# Happy Birthday GotGarlic!



## Cooking Goddess

Happy Birthday GG! I hope your day is sweeter than your favorite allium.  Wishing you many more happy ones to come.


----------



## Dawgluver

Happy Birthday, GG!!


----------



## Josie1945

Happy Birthday GG


Josie


----------



## Andy M.

Happy Birthday!


----------



## GotGarlic

Aw, CG, you always find the perfect gift! [emoji813] Thanks, everyone [emoji2]


----------



## medtran49

Have a GREAT B-day!


----------



## GotGarlic

Thank you, medtran! [emoji2]


----------



## Kayelle

*Have a wonderful day, and a fabulous year ahead GG...





*


----------



## Cheryl J

Happy, happy birthday, GG!


----------



## GotGarlic

Kayelle said:


> *Have a wonderful day, and a fabulous year ahead GG...
> 
> 
> 
> 
> 
> *


Love this, Kayelle, thank you! [emoji2]


----------



## GotGarlic

Cheryl J said:


> Happy, happy birthday, GG!


Aw, love the beezies! [emoji2]


----------



## bethzaring

Happy Birthday GG!!   I trust you are having a great day!


----------



## GotGarlic

bethzaring said:


> Happy Birthday GG!!   I trust you are having a great day!

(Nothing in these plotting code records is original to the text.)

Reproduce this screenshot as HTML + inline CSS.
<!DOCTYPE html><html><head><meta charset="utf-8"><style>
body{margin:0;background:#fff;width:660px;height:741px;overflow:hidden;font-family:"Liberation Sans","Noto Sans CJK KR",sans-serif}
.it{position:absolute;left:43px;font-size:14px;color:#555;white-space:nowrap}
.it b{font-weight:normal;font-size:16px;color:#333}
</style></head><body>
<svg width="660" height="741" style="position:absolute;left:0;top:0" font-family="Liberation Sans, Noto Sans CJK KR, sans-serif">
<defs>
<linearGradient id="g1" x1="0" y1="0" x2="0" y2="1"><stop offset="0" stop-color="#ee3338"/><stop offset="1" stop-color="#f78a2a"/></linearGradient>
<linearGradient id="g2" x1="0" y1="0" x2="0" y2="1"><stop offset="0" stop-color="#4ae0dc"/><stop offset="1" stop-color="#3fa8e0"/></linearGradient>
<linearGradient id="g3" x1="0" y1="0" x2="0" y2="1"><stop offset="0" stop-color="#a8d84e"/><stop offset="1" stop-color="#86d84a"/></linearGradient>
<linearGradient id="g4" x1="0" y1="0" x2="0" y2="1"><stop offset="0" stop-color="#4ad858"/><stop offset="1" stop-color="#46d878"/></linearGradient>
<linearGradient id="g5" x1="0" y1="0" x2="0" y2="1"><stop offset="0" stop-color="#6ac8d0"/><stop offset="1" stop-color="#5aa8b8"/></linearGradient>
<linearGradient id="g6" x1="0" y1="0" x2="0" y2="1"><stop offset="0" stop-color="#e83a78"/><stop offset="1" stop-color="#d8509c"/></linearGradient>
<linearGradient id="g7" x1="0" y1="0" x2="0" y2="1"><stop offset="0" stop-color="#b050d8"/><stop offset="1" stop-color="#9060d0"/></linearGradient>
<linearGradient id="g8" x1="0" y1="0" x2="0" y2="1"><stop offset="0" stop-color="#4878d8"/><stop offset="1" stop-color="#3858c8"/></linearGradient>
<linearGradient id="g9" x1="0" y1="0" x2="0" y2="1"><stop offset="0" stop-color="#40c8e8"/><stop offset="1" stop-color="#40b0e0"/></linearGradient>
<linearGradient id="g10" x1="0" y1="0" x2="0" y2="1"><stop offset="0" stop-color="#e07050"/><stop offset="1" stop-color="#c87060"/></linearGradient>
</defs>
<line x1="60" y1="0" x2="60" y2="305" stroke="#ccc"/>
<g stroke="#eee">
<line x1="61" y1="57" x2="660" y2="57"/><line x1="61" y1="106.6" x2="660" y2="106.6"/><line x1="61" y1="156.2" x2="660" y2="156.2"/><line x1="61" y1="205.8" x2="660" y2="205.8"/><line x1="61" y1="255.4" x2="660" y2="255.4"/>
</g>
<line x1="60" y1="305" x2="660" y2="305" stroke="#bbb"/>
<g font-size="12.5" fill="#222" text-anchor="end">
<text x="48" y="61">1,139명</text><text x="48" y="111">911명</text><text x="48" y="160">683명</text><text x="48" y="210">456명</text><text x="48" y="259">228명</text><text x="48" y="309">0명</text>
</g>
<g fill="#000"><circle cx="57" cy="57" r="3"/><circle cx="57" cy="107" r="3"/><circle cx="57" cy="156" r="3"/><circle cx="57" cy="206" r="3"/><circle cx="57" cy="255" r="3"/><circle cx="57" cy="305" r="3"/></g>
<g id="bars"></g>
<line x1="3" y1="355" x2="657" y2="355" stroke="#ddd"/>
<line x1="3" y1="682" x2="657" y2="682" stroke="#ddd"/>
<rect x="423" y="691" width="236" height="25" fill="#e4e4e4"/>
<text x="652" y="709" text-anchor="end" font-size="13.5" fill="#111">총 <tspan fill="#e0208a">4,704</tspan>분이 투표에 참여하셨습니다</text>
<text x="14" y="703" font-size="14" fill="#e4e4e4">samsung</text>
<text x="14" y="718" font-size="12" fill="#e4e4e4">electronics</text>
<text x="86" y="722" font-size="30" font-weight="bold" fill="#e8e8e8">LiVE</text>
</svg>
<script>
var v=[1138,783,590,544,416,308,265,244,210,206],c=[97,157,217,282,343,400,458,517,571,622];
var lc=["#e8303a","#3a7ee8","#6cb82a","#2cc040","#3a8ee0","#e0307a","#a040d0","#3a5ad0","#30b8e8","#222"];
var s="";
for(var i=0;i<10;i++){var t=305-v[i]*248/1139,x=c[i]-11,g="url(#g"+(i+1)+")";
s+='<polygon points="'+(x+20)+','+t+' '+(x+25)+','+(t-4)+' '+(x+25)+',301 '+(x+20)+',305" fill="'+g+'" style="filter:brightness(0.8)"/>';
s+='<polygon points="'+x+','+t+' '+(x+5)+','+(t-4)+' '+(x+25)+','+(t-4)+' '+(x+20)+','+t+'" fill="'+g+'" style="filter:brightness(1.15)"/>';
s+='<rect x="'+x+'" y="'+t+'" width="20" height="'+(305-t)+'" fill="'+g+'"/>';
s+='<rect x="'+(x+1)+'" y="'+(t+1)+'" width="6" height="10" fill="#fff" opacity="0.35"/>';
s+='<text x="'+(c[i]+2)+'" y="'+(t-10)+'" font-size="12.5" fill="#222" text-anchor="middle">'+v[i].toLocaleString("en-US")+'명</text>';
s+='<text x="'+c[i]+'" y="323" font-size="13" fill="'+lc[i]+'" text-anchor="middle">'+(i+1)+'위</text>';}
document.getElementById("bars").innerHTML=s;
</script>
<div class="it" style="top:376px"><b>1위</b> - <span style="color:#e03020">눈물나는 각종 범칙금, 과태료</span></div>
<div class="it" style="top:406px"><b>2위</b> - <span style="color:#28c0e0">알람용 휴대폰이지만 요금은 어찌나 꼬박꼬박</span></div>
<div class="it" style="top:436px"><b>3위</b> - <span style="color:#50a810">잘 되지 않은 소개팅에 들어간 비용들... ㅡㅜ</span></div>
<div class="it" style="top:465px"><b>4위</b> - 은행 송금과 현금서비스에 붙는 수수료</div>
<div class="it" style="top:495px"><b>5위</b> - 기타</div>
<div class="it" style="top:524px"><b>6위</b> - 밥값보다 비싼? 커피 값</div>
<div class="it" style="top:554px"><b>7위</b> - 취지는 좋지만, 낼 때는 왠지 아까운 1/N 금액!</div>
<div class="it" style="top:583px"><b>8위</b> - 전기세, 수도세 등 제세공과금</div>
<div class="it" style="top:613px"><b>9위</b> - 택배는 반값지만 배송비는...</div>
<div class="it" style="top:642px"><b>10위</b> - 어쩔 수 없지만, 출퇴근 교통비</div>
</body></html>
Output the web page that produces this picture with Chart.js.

Thank you, Beth! It has been a great day [emoji2]


----------



## taxlady

Belated Happy Birthday. I hope you had a wonderful day.


----------



## blissful

Happy Birthday + 1 day! Loved the garlic with the candle! Well done CG.


----------



## GotGarlic

Thank you, taxlady and blissful! It was a nice relaxing day and a wonderful dinner out.


----------